É comum ouvirmos a frase “A endodontia é uma das áreas da Odontologia menos reconhecida pelos pacientes”. Tal fato não está associado a pouca importância que alguns possam atribuí-la e sim à inobservância que a maioria dos profissionais insistem em dar ao momento mais importante do tratamento, o diagnóstico.
Não é raro sermos questionados, mediante uma radiografia enviada via e-mail ou WhatsApp, se devemos ou não tratar endodonticamente um dente. Um convite tentador para realizarmos o diagnóstico de uma suposta patologia considerando apenas o exame por imagem. De fato, a presença de uma lesão periapical é um sinal clássico da necessidade do tratamento endodôntico, entretanto, é preciso compreender os fatores etiológicos, o estado geral de saúde do paciente, as circunstâncias, os sinais e os sintomas associados. Somente a partir de um exame clínico completo poderemos atestar a existência da doença com a indicação precisa do tratamento.
Realizar o diagnóstico é trilhar o caminho desde a observação do modo com que o paciente vem ao nosso encontro até a realização dos mais complexos exames complementares, quando necessários. O diagnóstico é absolutamente técnico, um passo a passo descrito em qualquer livro de endodontia, uma sequência clínica cujo objetivo é identificar a anormalidade. Não é necessário nenhum talento inato, o profissional precisa sim ter o conhecimento da técnica, da histofisiologia e das patologias que podem acometer a área examinada.
A técnica do diagnóstico obedece uma sequência sistemática de três passos:
PASSO 1 – Semiogênese, etapa na qual o examinador busca, através de um questionário, informações acerca da doença e da condição sistêmica do paciente;
PASSO 2 – Semiotécnica, etapa do exame clínico, com a realização de testes fundamentais de inspeção, palpação, percussões vertical e horizontal, sensibilidade pulpar a frio, e se necessário testes de sensibilidade pulpar a quente ou de cavidade. Ainda, execução de exames por imagens e laboratoriais. A partir de então, busca-se tabular sinais e sintomas da doença;
PASSO 3 – Propedêutica, momento de se interpretar as informações obtidas nas etapas anteriores, a fim de se elaborar uma hipótese de diagnóstico.

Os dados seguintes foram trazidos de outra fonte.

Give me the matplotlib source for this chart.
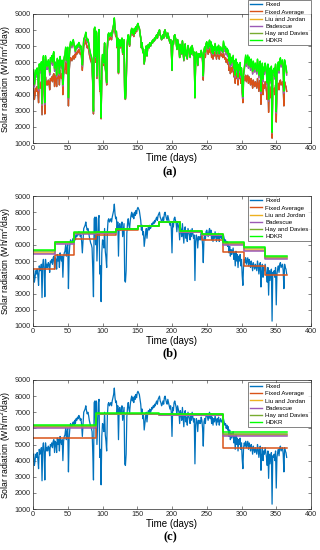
import matplotlib
matplotlib.use("Agg")
import matplotlib.pyplot as plt
import numpy as np

plt.rcParams['font.family'] = ['Liberation Sans', 'DejaVu Sans']

# daily radiation on the fixed surface (Wh/m2/day)
fixed = [
    4400, 3700, 4000, 4400, 4200, 4500, 4100, 3500, 4700, 4400,
    4500, 4800, 2750, 4800, 5100, 4500, 2800, 5100, 4600, 4800,
    4600, 4900, 4800, 4300, 5000, 4900, 5100, 4800, 5200, 5300,
    4500, 5200, 5100, 4500, 5400, 5000, 5300, 4600, 5500, 5200,
    5000, 5300, 4000, 5200, 5500, 5600, 6000, 5300, 5800, 6000,
    3300, 5400, 6000, 6300, 6200, 6100, 6300, 6400, 6200, 6500,
    6300, 6600, 6500, 6700, 6600, 6800, 6700, 6500, 6600, 6200,
    5500, 6300, 7000, 7100, 7200, 7400, 7100, 6900, 7000, 6800,
    6500, 6300, 6100, 6000, 5800, 4500, 2800, 7600, 7700, 6000,
    7700, 5000, 6300, 7600, 7800, 4200, 4700, 2500, 5500, 6300,
    6200, 5800, 7000, 5600, 5200, 4600, 6800, 7500, 7600, 7400,
    7500, 7600, 7400, 7700, 7900, 8100, 8500, 7900, 7600, 7700,
    6900, 7400, 5300, 7200, 7300, 6900, 7100, 7400, 6500, 6900,
    7300, 3800, 3700, 4400, 6700, 7300, 7600, 7200, 7000, 7500,
    7800, 8000, 7700, 7900, 7600, 8000, 7800, 8100, 7900, 8200,
    8300, 8200, 8100, 7800, 7500, 6900, 7200, 6600, 6800, 5900,
    6300, 6700, 7000, 6400, 6900, 7100, 6900, 7200, 7000, 7100,
    7300, 7200, 7400, 7300, 7500, 7400, 7600, 7700, 7500, 7800,
    7900, 8000, 7700, 7600, 7400, 7500, 7700, 7500, 7900, 8000,
    7800, 7600, 7500, 7800, 7600, 7400, 7200, 7400, 7000, 5500,
    7300, 7100, 7600, 7700, 7500, 7300, 6800, 7400, 7200, 7000,
    6300, 7100, 6900, 6500, 7300, 6700, 6100, 6900, 7100, 6400,
    6700, 6200, 7000, 6800, 6600, 6300, 6900, 6500, 7000, 6700,
    6400, 6600, 3800, 6200, 6600, 6400, 5800, 6500, 6300, 6500,
    6300, 6700, 6500, 6000, 4900, 6400, 6600, 6300, 6800, 6900,
    6700, 6500, 6800, 7000, 6600, 6900, 6300, 6700, 6200, 6600,
    6400, 6800, 6500, 6200, 6600, 6400, 6700, 6200, 6500, 6600,
    6400, 6500, 6300, 6600, 6400, 6200, 6300, 6000, 6200, 5900,
    6100, 5500, 5900, 5300, 5700, 5400, 5600, 5800, 5100, 5500,
    4700, 5600, 5000, 5400, 4600, 5300, 5000, 5400, 4700, 5100,
    4100, 3500, 4800, 5100, 4900, 5200, 4800, 5000, 5200, 4700,
    5100, 4900, 4600, 5000, 4800, 4400, 4900, 4700, 4500, 4800,
    4600, 4400, 5000, 4700, 4200, 4700, 4900, 3400, 4300, 4800,
    4000, 4600, 4400, 4800, 4500, 4200, 3700, 4600, 2900, 4400,
    3800, 4300, 4500, 1300, 4300, 4200, 4400, 4000, 4600, 2300,
    4200, 4500, 4700, 4300, 4800, 4900, 4600, 4700, 4800, 4400,
    3300, 4800, 4600, 4500, 4200,
]
days = np.arange(1, len(fixed) + 1)

# monthly adjusted tilt (panel b)
month_edges = [0, 31, 59, 90, 120, 151, 181, 212, 243, 273, 304, 334, 365]
m_fixavg = [4500, 5350, 6360, 6570, 6900, 7150, 7400, 6780, 6320, 5540, 4710, 4130]
m_liu    = [5500, 6100, 6700, 6740, 6990, 7150, 7400, 6800, 6620, 6020, 5700, 5180]
m_bad    = [5450, 6050, 6670, 6730, 6980, 7150, 7400, 6790, 6600, 5970, 5640, 5120]
m_hay    = [5600, 6150, 6740, 6760, 6990, 7160, 7410, 6820, 6650, 6110, 5800, 5250]
m_hdkr   = [5660, 6200, 6770, 6770, 7000, 7170, 7420, 6830, 6670, 6150, 5850, 5300]

# seasonal adjusted tilt (panel c)
season_edges = [0, 91, 182, 273, 365]
s_fixavg = [5400, 6880, 6830, 4780]
s_liu    = [6100, 6910, 6860, 5600]
s_bad    = [6030, 6900, 6850, 5530]
s_hay    = [6130, 6920, 6870, 5680]
s_hdkr   = [6180, 6930, 6880, 5750]

labels = ['Fixed', 'Fixed Average', 'Liu and Jordan', 'Badescue', 'Hay and Davies', 'HDKR']
colors = ['#0072BD', '#D95319', '#EDB120', '#9B59B6', '#77AC30', '#00FF00']

fig = plt.figure(figsize=(3.2, 5.5), dpi=100)

axes_pos = [
    [33/320, 1 - 143/550, 278/320, 129/550],
    [33/320, 1 - 326/550, 278/320, 130/550],
    [33/320, 1 - 509/550, 278/320, 129/550],
]
leg_top = [1.108, 1.0, 0.985]
tags = ['(a)', '(b)', '(c)']


def month_of(d, edges):
    for i in range(len(edges) - 1):
        if d <= edges[i + 1]:
            return i
    return len(edges) - 2


def stairs(ax, edges, vals, c, lw):
    ax.step(edges, list(vals) + [vals[-1]], where='post', color=c, lw=lw)


for k in range(3):
    ax = fig.add_axes(axes_pos[k])
    if k == 0:
        # daily optimum: daily fixed value scaled by monthly gain of each model
        idx = [month_of(d, month_edges) for d in days]
        f = np.array(fixed, dtype=float)
        base = np.array([m_fixavg[i] for i in idx])
        ax.plot(days, f, color=colors[0], lw=0.9)
        ax.plot(days, f, color=colors[1], lw=1.0)
        for m, c in zip([m_liu, m_bad, m_hay, m_hdkr], colors[2:]):
            g = np.array([m[i] for i in idx]) / base
            ax.plot(days, f * g, color=c, lw=1.0)
    else:
        edges = month_edges if k == 1 else season_edges
        sets = [m_fixavg, m_liu, m_bad, m_hay, m_hdkr] if k == 1 else \
               [s_fixavg, s_liu, s_bad, s_hay, s_hdkr]
        ax.plot(days, fixed, color=colors[0], lw=0.9)
        for v, c in zip(sets, colors[1:]):
            stairs(ax, edges, v, c, 1.1)

    ax.set_xlim(0, 400)
    ax.set_ylim(1000, 9000)
    ax.set_xticks(np.arange(0, 401, 50))
    ax.set_yticks(np.arange(1000, 9001, 1000))
    ax.tick_params(direction='in', length=2, width=0.4, labelsize=5.2,
                   top=True, right=True, pad=1.5, colors='#262626')
    for s in ax.spines.values():
        s.set_linewidth(0.5)
        s.set_color('#262626')
    ax.set_xlabel('Time (days)', fontsize=7, labelpad=1)
    ax.set_ylabel('Solar radiation (Wh/m$^2$/day)', fontsize=6.2, labelpad=1)

    handles = [plt.Line2D([], [], color=c, lw=1.0) for c in colors]
    leg = ax.legend(handles, labels, loc='upper right', bbox_to_anchor=(1.0, leg_top[k]),
                    fontsize=4.4, frameon=True, fancybox=False, borderpad=0.35,
                    labelspacing=0.3, handlelength=2.0, handletextpad=0.5,
                    borderaxespad=0)
    leg.get_frame().set_edgecolor('#262626')
    leg.get_frame().set_linewidth(0.5)

    tag_y = [172, 353, 537][k]
    fig.text(170/320, 1 - tag_y/550, tags[k], ha='center', va='center',
             fontsize=9, fontweight='bold', family='Liberation Serif')

fig.savefig('out.png', dpi=100)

Diagnosticar é uma arte e um momento único em que podemos agregar valor ao tratamento endodôntico, mostrarmos que somos os detentores do conhecimento, que temos a compreensão do todo, na certeza do adequado plano de tratamento. Seja a partir da semiogênese, semiotécnica e propedêutica, é neste momento que remontamos toda a história da doença, do início até o momento atual e chancelamos a necessidade ou não da intervenção endodôntica. Diagnosticar é se conectar com o paciente, ser solidário às dores, às angústias e necessidades. Alcançar este objetivo requer a habilidade de saber ouvir. De nada vale uma boa pergunta se a resposta não é registrada e interpretada. Dizer apenas “você precisa fazer um canal” é reduzir toda a ciência endodôntica a um simples ato de “limpar um buraco”, e fatalmente condená-la a um eterno papel secundário no tratamento reabilitador.

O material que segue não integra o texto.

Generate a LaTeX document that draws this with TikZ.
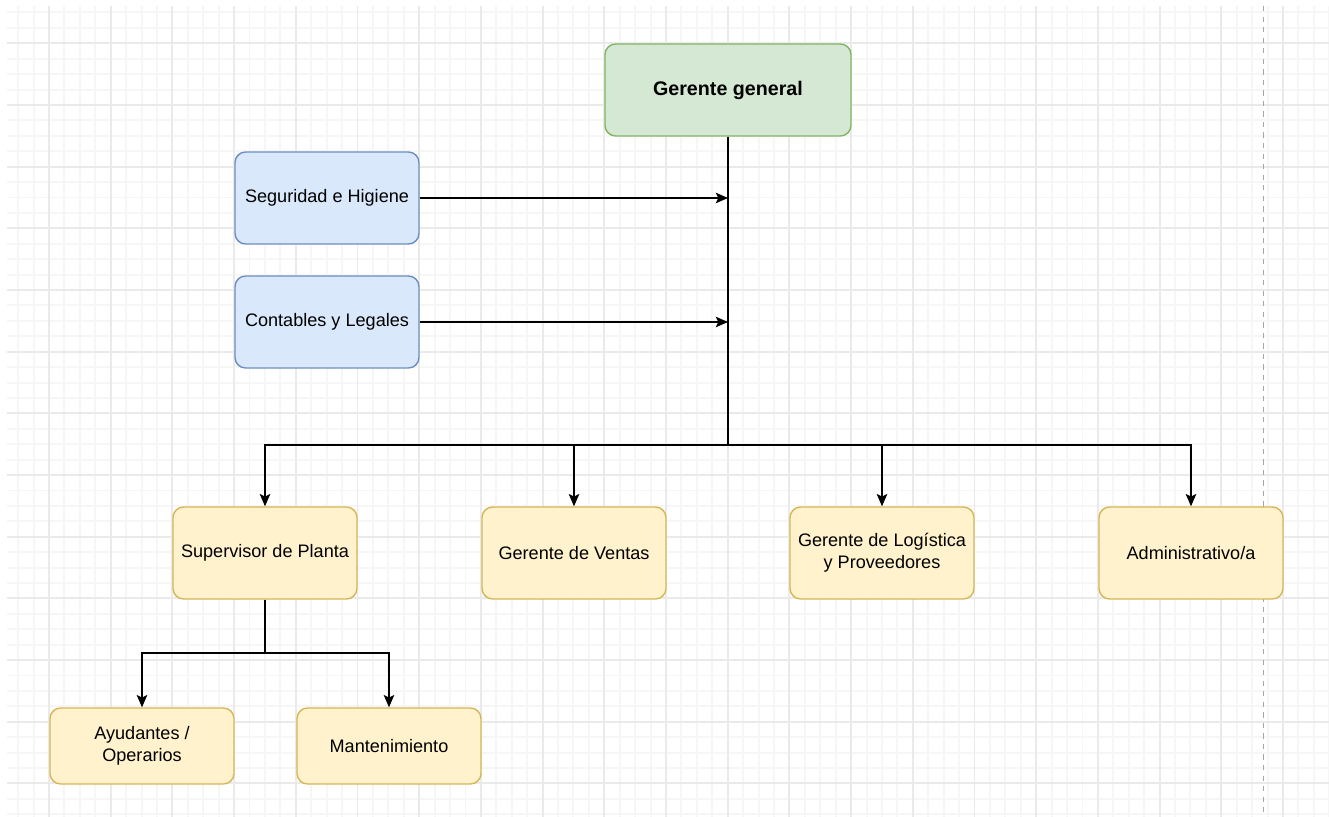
\documentclass[tikz,border=0pt]{standalone}
\usepackage{fontspec}
\setmainfont{Liberation Sans}
\usepackage{tikz}
\usetikzlibrary{arrows.meta,positioning}

\definecolor{gridminor}{HTML}{F6F6F6}
\definecolor{gridmajor}{HTML}{EAEAEA}
\definecolor{greenfill}{HTML}{D5E8D4}
\definecolor{greenline}{HTML}{82B366}
\definecolor{bluefill}{HTML}{DAE8FC}
\definecolor{blueline}{HTML}{6C8EBF}
\definecolor{yellowfill}{HTML}{FFF2CC}
\definecolor{yellowline}{HTML}{D6B656}

\begin{document}
\begin{tikzpicture}[x=0.02cm,y=-0.02cm,
  box/.style={rectangle,rounded corners=6pt,line width=0.8pt,
    minimum width=3.68cm,minimum height=1.84cm,align=center,
    font=\fontsize{10.3}{12.6}\selectfont},
  top box/.style={box,fill=greenfill,draw=greenline,minimum width=4.92cm,
    font=\fontsize{11.2}{13}\selectfont\bfseries},
  side box/.style={box,fill=bluefill,draw=blueline},
  unit box/.style={box,fill=yellowfill,draw=yellowline},
  arrow/.style={line width=0.8pt,-{Stealth[length=7pt,width=6pt,inset=1.5pt]}},
  line/.style={line width=0.8pt},
  grid line/.style={line width=1.1pt}]

  \useasboundingbox (0,0) rectangle (1329,817);

  \begin{scope}
    \clip (7,6) rectangle (1329,817);
    \foreach \i in {-2,...,85}
      \draw[gridminor,grid line] (49+15.425*\i,6) -- (49+15.425*\i,817);
    \foreach \i in {-3,...,53}
      \draw[gridminor,grid line] (7,43.3+15.42*\i) -- (1329,43.3+15.42*\i);
    \foreach \i in {0,...,21}
      \draw[gridmajor,grid line] (49+61.7*\i,6) -- (49+61.7*\i,817);
    \foreach \i in {0,...,13}
      \draw[gridmajor,grid line] (7,43.3+61.67*\i) -- (1329,43.3+61.67*\i);
  \end{scope}
  \draw[gray!70,dashed,line width=0.6pt] (1263.5,6) -- (1263.5,817);

  \node[top box] (gg) at (728,90) {Gerente general};

  \node[side box] (seg) at (327,198) {Seguridad e Higiene};
  \node[side box] (con) at (327,322) {Contables y Legales};

  \node[unit box] (sup) at (265,553) {Supervisor de Planta};
  \node[unit box] (ven) at (574,553) {Gerente de Ventas};
  \node[unit box] (log) at (882,553) {Gerente de Log\'istica\\y Proveedores};
  \node[unit box] (adm) at (1191,553) {Administrativo/a};

  \node[unit box,minimum height=1.52cm] (ayu) at (142,746) {Ayudantes /\\Operarios};
  \node[unit box,minimum height=1.52cm] (man) at (389,746) {Mantenimiento};

  \coordinate (bus) at (728,445);
  \coordinate (sub) at (265,653);

  \draw[line] (gg) -- (bus);
  \draw[arrow] (seg) -- (seg -| gg);
  \draw[arrow] (con) -- (con -| gg);
  \draw[arrow] (bus) -| (sup);
  \draw[arrow] (bus) -| (ven);
  \draw[arrow] (bus) -| (log);
  \draw[arrow] (bus) -| (adm);

  \draw[line] (sup) -- (sub);
  \draw[arrow] (sub) -| (ayu);
  \draw[arrow] (sub) -| (man);

\end{tikzpicture}
\end{document}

Cabe a todos aceitar o desafio de mudar essa realidade. Para tanto, devemos buscar conhecimento, dominar e aplicar as técnicas de diagnóstico, investir em equipamentos e principalmente desenvolvermos o espírito investigativo, persistente e inquieto do bom examinador. Dessa forma, a Endodontia abandona o fundo do palco e contracena com as demais especialidades sob os holofotes do sucesso.

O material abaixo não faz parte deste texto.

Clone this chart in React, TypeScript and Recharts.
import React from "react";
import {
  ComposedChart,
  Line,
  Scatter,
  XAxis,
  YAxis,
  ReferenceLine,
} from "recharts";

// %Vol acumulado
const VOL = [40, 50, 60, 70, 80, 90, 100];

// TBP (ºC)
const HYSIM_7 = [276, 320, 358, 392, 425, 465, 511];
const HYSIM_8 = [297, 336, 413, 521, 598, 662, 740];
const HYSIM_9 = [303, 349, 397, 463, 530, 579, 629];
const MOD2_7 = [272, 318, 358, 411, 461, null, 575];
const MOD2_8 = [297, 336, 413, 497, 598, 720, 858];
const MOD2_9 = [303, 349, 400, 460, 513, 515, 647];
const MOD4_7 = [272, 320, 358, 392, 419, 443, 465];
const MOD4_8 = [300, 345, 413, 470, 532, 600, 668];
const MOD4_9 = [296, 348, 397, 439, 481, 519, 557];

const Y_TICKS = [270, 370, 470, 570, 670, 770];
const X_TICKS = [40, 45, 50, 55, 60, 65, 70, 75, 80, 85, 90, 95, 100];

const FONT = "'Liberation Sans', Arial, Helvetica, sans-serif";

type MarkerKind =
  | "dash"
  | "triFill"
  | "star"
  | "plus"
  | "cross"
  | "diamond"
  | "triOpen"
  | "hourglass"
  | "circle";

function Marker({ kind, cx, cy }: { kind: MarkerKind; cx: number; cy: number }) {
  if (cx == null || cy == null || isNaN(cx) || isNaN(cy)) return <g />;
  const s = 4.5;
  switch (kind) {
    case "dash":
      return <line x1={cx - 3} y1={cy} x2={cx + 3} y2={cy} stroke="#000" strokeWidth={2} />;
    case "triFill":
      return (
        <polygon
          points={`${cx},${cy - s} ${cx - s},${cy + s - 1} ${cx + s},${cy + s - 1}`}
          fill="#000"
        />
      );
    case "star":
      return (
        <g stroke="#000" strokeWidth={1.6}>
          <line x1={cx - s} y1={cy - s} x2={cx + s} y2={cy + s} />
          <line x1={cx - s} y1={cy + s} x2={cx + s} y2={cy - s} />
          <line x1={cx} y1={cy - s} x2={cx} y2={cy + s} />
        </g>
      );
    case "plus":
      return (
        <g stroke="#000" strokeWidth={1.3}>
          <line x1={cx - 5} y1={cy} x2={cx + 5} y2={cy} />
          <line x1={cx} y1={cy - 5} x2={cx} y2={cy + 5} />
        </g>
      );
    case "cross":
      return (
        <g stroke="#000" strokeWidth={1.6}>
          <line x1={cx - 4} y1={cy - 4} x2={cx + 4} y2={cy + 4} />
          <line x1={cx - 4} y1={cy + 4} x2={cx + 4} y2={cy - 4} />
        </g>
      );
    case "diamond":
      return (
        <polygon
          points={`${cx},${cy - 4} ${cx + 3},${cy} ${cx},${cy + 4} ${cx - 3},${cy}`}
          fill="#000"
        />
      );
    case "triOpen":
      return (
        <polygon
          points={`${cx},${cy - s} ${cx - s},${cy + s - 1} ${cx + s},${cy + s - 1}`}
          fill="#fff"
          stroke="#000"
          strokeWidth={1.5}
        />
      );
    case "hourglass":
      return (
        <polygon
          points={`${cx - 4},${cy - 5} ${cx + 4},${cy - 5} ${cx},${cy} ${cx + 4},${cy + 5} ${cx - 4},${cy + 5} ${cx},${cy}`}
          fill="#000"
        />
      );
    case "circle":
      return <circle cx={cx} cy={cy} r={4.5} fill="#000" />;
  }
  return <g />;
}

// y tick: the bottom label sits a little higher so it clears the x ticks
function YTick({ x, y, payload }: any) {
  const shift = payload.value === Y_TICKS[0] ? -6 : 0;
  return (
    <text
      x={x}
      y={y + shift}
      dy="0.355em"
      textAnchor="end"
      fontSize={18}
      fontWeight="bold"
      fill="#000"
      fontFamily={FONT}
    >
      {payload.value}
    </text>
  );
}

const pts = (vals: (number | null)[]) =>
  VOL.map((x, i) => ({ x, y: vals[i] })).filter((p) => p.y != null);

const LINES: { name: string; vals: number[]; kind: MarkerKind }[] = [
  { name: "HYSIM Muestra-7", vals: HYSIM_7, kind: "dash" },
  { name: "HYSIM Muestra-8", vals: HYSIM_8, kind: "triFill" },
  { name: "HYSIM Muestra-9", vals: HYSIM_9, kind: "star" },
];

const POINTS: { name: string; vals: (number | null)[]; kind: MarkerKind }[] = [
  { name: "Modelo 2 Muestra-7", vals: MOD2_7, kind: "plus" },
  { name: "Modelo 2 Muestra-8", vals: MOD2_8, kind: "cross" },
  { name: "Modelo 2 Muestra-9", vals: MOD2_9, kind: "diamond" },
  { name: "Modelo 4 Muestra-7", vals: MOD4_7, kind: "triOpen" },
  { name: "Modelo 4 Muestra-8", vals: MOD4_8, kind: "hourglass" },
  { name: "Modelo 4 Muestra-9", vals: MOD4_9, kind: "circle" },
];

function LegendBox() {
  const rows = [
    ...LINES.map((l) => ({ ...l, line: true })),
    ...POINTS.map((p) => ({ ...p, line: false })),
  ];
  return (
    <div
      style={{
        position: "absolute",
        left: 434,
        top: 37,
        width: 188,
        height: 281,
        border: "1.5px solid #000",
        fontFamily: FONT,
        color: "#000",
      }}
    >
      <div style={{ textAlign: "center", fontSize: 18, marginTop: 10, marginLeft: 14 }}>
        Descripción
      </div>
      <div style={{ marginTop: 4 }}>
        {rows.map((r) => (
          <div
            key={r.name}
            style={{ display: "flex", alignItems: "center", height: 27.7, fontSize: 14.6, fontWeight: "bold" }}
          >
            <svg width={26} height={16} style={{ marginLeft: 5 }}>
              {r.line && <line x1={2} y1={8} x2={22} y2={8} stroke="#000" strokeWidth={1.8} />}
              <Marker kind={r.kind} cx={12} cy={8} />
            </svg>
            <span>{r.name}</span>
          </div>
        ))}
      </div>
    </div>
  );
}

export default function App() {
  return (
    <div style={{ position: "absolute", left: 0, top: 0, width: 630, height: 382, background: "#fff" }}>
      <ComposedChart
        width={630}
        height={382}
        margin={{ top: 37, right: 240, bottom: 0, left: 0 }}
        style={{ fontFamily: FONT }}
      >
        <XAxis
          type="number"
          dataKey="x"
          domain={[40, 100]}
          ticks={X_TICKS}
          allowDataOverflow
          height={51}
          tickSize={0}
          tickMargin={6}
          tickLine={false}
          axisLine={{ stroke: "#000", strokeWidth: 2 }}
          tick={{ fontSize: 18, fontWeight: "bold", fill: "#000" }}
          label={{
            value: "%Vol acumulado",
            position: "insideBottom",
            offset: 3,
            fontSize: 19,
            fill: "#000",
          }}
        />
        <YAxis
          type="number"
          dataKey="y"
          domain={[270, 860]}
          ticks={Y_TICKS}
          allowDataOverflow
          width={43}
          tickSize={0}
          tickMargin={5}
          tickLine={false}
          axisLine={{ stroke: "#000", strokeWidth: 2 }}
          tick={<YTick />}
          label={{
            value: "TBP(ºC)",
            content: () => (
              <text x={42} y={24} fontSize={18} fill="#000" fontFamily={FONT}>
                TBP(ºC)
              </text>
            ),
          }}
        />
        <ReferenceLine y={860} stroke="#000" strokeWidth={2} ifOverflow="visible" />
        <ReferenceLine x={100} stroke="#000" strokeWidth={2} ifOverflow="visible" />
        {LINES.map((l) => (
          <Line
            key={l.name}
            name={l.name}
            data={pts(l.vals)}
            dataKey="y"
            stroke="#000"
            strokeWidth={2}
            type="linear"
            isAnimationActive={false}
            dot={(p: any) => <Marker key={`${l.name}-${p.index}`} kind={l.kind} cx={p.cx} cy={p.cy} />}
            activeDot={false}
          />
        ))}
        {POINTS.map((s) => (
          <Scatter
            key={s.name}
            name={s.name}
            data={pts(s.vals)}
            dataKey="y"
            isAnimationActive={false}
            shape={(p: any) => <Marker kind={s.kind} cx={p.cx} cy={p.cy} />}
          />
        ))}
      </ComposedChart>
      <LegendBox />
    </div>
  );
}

É fundamental a cobrança dos honorários referentes à consulta para o estabelecimento do diagnóstico e planejamento do tratamento endodôntico. É neste momento que mostramos toda a nossa capacidade, conhecimento e vivência clínica. Tais competências custaram caro ao profissional, desde a graduação até todos os cursos e horas de estudo. Para tanto, é importante ser metódico, disponível e principalmente respeitoso com a história da doença. A consulta inicial já é parte do tratamento.